--- start ---
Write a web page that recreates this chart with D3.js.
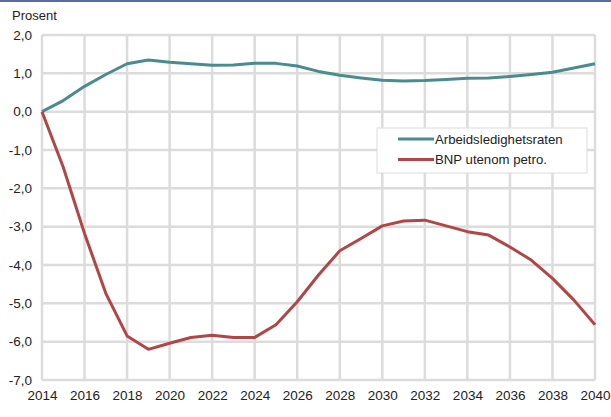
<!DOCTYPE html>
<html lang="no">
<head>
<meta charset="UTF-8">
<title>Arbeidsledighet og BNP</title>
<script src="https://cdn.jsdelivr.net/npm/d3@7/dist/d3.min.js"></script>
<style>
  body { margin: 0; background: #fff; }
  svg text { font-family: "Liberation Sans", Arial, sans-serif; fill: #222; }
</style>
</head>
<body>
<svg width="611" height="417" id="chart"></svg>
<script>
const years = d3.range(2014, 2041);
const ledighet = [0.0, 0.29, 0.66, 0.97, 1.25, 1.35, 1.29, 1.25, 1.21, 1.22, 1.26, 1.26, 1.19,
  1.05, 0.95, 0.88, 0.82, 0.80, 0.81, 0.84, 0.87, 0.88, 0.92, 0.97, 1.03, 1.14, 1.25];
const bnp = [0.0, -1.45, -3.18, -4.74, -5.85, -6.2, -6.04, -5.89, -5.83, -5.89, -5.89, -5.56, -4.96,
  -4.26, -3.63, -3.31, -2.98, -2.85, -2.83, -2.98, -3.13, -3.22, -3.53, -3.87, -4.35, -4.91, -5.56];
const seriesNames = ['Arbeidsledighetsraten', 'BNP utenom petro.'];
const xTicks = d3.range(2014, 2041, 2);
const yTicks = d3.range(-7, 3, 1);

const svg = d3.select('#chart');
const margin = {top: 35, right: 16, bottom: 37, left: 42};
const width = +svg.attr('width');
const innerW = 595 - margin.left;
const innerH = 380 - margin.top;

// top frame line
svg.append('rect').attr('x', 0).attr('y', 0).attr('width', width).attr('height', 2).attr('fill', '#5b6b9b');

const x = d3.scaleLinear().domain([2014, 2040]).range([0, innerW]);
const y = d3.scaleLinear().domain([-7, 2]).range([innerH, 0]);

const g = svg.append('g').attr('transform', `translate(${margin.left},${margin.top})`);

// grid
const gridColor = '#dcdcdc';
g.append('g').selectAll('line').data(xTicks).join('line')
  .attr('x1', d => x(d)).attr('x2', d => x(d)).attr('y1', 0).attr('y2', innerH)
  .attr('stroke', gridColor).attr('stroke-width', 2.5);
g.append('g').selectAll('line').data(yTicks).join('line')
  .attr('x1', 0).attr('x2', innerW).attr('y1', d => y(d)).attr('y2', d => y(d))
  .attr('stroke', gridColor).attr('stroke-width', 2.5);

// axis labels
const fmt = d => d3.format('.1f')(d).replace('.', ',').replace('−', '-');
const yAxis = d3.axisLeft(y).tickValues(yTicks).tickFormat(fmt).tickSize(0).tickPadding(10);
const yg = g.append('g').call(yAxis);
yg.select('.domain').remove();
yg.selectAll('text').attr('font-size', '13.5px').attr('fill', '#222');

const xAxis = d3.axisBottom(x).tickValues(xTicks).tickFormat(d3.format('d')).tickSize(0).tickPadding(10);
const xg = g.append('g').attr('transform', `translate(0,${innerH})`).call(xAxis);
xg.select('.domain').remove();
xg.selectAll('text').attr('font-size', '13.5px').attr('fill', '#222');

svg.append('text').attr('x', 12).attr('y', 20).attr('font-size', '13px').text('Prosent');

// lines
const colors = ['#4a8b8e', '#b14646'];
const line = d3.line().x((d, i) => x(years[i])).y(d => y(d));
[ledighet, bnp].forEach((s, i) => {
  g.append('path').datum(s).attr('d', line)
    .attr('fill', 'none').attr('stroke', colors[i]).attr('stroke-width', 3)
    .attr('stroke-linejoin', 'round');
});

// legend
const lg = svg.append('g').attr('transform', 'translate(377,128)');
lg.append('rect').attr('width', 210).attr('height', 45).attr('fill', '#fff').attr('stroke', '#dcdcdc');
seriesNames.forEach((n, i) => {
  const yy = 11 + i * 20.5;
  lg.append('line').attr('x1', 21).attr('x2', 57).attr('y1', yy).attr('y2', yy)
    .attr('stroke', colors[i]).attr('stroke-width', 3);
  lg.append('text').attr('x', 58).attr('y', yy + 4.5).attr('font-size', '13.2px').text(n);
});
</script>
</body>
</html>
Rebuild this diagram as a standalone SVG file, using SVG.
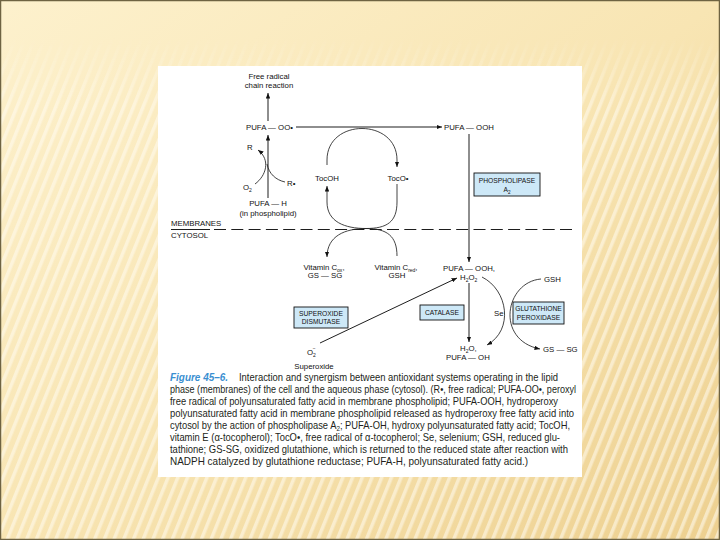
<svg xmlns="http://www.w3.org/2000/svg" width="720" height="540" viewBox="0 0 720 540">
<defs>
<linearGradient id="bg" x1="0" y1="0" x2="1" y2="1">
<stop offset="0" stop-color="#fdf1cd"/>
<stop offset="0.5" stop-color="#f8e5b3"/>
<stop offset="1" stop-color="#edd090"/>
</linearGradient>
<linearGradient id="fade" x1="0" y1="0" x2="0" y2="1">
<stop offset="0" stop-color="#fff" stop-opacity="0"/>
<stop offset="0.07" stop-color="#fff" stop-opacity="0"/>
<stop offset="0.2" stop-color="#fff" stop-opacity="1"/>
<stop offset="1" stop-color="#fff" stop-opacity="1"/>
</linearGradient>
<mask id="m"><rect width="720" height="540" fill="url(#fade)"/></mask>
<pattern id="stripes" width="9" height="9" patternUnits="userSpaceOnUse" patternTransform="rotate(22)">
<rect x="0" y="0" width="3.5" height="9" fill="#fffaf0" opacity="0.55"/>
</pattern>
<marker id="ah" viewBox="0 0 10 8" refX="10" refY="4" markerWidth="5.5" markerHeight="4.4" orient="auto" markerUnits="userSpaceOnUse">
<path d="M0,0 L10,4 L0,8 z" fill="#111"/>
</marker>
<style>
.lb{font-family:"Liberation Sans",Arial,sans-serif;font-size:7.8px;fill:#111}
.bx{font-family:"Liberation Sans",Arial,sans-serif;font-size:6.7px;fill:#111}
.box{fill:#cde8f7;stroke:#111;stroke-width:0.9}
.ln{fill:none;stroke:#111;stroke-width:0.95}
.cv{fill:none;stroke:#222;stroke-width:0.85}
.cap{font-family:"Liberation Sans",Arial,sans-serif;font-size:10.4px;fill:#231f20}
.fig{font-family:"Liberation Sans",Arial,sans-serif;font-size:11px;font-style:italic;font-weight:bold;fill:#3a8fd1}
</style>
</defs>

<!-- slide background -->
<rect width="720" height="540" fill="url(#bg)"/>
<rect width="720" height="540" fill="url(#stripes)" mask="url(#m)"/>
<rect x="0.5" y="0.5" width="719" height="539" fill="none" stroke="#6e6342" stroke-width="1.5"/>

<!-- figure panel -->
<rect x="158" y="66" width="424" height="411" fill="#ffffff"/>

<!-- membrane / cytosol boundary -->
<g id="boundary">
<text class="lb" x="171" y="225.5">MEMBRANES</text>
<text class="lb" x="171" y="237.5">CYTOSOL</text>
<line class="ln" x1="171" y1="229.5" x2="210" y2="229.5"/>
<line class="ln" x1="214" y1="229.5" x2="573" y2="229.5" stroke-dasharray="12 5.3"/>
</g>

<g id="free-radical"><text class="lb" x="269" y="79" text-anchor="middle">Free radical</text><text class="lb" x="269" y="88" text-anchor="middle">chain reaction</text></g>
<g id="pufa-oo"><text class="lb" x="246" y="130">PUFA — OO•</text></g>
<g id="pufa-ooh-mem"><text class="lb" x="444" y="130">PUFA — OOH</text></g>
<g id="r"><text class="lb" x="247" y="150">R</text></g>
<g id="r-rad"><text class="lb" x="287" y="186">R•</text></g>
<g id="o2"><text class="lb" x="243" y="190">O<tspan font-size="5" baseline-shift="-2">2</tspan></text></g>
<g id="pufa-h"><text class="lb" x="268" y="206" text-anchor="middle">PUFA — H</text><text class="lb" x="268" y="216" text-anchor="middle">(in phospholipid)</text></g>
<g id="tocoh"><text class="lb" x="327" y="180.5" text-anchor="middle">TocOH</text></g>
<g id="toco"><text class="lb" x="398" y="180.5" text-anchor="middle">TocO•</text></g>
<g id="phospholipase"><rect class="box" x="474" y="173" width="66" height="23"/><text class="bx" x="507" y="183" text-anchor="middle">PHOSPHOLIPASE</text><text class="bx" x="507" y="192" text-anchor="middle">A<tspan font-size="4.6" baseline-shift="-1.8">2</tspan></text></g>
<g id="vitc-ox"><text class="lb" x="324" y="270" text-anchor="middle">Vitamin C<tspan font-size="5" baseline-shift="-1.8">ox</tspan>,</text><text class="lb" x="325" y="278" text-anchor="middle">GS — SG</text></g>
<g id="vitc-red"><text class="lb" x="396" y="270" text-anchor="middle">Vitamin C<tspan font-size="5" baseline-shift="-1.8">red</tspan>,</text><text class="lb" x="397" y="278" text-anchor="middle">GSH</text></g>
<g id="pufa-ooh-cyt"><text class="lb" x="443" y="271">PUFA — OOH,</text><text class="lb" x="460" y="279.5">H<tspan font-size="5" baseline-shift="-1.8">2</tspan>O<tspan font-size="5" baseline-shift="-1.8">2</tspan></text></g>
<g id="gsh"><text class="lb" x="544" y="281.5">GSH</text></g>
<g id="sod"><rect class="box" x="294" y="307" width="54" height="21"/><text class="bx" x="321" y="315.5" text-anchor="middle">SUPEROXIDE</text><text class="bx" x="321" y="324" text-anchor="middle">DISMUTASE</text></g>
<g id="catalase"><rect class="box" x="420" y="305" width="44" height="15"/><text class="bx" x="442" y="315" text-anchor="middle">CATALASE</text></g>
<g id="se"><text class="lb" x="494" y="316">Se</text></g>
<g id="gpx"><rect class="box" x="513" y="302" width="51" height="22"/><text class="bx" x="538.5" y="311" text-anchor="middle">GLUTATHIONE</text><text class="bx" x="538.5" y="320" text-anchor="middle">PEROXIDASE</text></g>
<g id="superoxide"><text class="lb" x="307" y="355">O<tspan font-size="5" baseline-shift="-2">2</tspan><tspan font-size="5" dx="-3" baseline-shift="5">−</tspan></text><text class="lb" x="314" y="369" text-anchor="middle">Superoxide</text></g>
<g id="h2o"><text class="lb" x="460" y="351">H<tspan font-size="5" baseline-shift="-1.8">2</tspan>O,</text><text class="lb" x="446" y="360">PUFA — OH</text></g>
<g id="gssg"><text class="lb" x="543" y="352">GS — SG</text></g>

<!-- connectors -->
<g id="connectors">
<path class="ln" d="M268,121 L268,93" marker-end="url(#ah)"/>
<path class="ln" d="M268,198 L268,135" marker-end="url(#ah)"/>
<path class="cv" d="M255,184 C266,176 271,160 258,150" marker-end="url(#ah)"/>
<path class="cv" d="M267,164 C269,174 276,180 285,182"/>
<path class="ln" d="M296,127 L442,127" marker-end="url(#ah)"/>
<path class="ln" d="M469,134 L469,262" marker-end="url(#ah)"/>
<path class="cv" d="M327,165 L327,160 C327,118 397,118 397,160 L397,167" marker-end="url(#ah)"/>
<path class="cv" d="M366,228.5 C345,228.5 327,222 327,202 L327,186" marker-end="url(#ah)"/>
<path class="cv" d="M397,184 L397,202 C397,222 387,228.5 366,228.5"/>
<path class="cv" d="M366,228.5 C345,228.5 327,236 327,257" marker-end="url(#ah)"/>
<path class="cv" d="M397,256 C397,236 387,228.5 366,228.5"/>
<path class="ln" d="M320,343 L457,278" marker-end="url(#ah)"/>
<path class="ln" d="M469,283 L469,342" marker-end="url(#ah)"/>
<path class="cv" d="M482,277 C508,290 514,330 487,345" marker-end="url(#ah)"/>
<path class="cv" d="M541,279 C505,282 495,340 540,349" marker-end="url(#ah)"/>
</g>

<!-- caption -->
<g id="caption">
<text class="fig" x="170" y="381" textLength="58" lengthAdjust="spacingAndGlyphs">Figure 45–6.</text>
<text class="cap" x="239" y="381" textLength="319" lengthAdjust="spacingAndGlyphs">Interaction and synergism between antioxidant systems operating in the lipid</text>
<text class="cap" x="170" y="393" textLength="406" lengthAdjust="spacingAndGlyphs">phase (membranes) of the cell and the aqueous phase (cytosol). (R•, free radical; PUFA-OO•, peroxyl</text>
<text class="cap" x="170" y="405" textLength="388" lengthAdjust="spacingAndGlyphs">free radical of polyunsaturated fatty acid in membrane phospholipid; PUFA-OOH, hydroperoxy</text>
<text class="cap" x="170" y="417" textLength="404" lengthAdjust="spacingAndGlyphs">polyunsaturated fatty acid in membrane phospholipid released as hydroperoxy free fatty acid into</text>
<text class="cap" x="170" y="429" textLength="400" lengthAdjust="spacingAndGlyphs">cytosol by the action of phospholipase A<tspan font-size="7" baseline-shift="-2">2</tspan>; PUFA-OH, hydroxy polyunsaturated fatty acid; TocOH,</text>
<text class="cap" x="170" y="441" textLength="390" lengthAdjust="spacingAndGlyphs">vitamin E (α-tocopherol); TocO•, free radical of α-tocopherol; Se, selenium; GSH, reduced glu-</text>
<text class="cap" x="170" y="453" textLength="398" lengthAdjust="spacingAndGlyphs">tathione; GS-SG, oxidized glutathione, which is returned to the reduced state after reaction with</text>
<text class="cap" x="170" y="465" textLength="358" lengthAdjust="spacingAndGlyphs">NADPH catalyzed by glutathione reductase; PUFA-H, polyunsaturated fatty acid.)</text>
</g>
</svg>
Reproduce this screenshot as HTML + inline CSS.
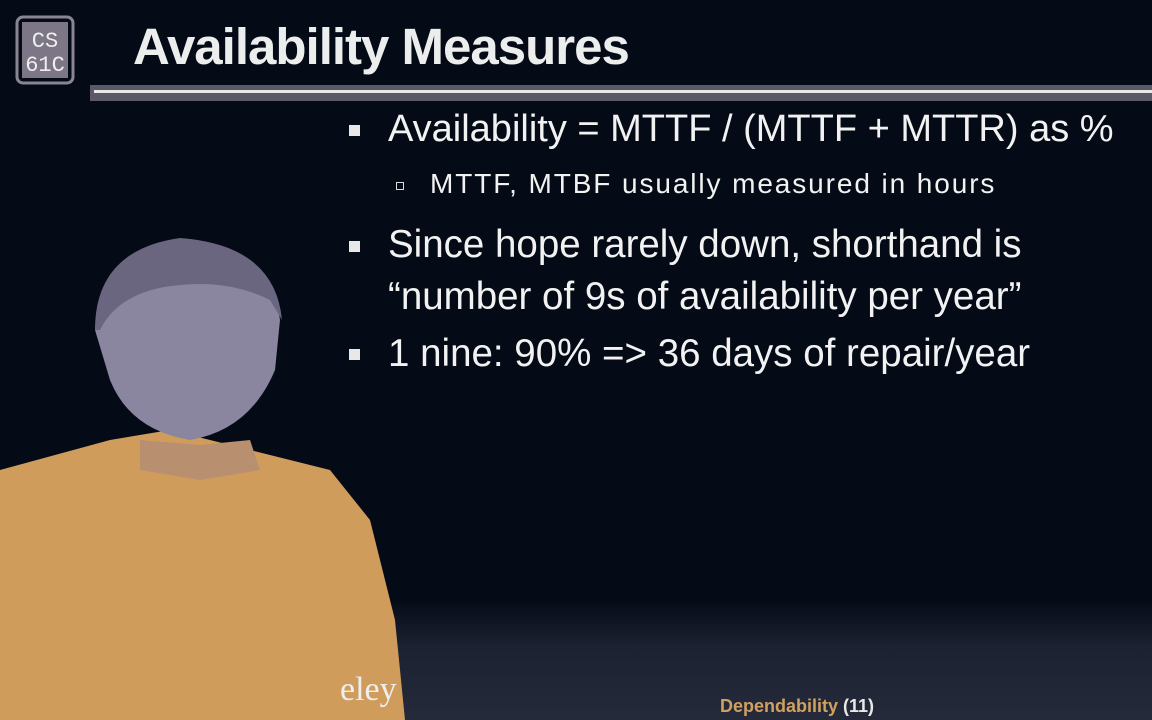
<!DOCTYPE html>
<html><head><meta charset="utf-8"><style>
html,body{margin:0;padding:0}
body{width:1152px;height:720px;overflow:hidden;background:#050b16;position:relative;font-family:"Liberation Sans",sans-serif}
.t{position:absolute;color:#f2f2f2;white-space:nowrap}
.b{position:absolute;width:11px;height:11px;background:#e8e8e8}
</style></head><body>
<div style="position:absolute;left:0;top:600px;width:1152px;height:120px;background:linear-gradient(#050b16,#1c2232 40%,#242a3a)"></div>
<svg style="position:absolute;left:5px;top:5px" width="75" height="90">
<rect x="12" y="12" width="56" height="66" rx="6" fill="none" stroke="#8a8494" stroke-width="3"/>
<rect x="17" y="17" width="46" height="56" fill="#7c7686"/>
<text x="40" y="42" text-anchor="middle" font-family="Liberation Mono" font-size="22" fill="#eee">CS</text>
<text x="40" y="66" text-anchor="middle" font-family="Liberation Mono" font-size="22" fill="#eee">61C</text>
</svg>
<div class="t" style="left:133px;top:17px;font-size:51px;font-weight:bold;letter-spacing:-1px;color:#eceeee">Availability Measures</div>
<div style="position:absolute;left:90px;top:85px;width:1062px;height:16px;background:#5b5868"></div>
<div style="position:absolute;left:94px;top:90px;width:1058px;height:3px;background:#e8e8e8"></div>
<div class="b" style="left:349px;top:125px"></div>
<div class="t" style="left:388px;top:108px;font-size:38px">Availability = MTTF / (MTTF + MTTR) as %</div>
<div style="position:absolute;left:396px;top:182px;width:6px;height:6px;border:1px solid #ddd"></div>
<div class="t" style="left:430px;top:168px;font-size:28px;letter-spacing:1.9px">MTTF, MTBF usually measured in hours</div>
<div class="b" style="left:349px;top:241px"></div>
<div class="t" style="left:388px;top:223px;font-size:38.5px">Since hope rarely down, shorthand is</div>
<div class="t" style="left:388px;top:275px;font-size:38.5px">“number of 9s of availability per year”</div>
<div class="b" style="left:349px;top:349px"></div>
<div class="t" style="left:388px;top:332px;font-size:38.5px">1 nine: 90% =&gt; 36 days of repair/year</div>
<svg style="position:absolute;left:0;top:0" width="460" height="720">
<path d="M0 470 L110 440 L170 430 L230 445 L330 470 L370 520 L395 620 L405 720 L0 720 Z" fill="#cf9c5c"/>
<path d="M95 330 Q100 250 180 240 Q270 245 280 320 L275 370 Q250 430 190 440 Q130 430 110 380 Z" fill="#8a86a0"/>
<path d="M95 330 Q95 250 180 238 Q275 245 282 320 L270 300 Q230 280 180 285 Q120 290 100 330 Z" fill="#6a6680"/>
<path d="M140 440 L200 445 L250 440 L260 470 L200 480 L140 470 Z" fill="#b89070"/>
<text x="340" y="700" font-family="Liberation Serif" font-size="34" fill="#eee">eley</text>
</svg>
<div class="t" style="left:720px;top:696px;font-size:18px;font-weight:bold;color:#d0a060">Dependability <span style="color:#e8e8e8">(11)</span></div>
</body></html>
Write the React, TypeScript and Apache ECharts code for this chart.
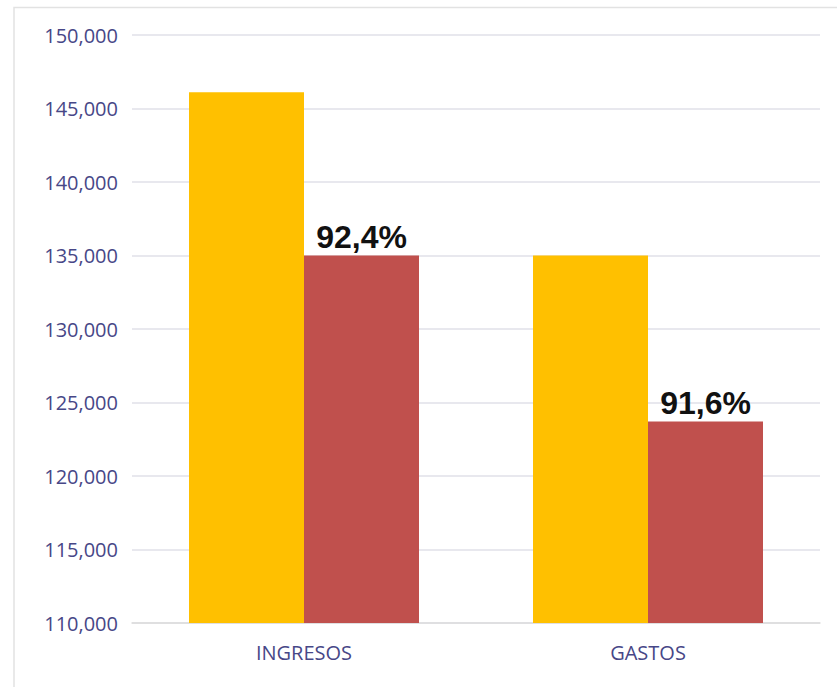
--- end ---
Write out again, exactly, the lines from the start of the listing up to the line containing "const yTicks = d3.range(-7, 3, 1);", with both ends and without pictures.

Write a web page that recreates this chart with D3.js.
<!DOCTYPE html>
<html lang="no">
<head>
<meta charset="UTF-8">
<title>Arbeidsledighet og BNP</title>
<script src="https://cdn.jsdelivr.net/npm/d3@7/dist/d3.min.js"></script>
<style>
  body { margin: 0; background: #fff; }
  svg text { font-family: "Liberation Sans", Arial, sans-serif; fill: #222; }
</style>
</head>
<body>
<svg width="611" height="417" id="chart"></svg>
<script>
const years = d3.range(2014, 2041);
const ledighet = [0.0, 0.29, 0.66, 0.97, 1.25, 1.35, 1.29, 1.25, 1.21, 1.22, 1.26, 1.26, 1.19,
  1.05, 0.95, 0.88, 0.82, 0.80, 0.81, 0.84, 0.87, 0.88, 0.92, 0.97, 1.03, 1.14, 1.25];
const bnp = [0.0, -1.45, -3.18, -4.74, -5.85, -6.2, -6.04, -5.89, -5.83, -5.89, -5.89, -5.56, -4.96,
  -4.26, -3.63, -3.31, -2.98, -2.85, -2.83, -2.98, -3.13, -3.22, -3.53, -3.87, -4.35, -4.91, -5.56];
const seriesNames = ['Arbeidsledighetsraten', 'BNP utenom petro.'];
const xTicks = d3.range(2014, 2041, 2);
const yTicks = d3.range(-7, 3, 1);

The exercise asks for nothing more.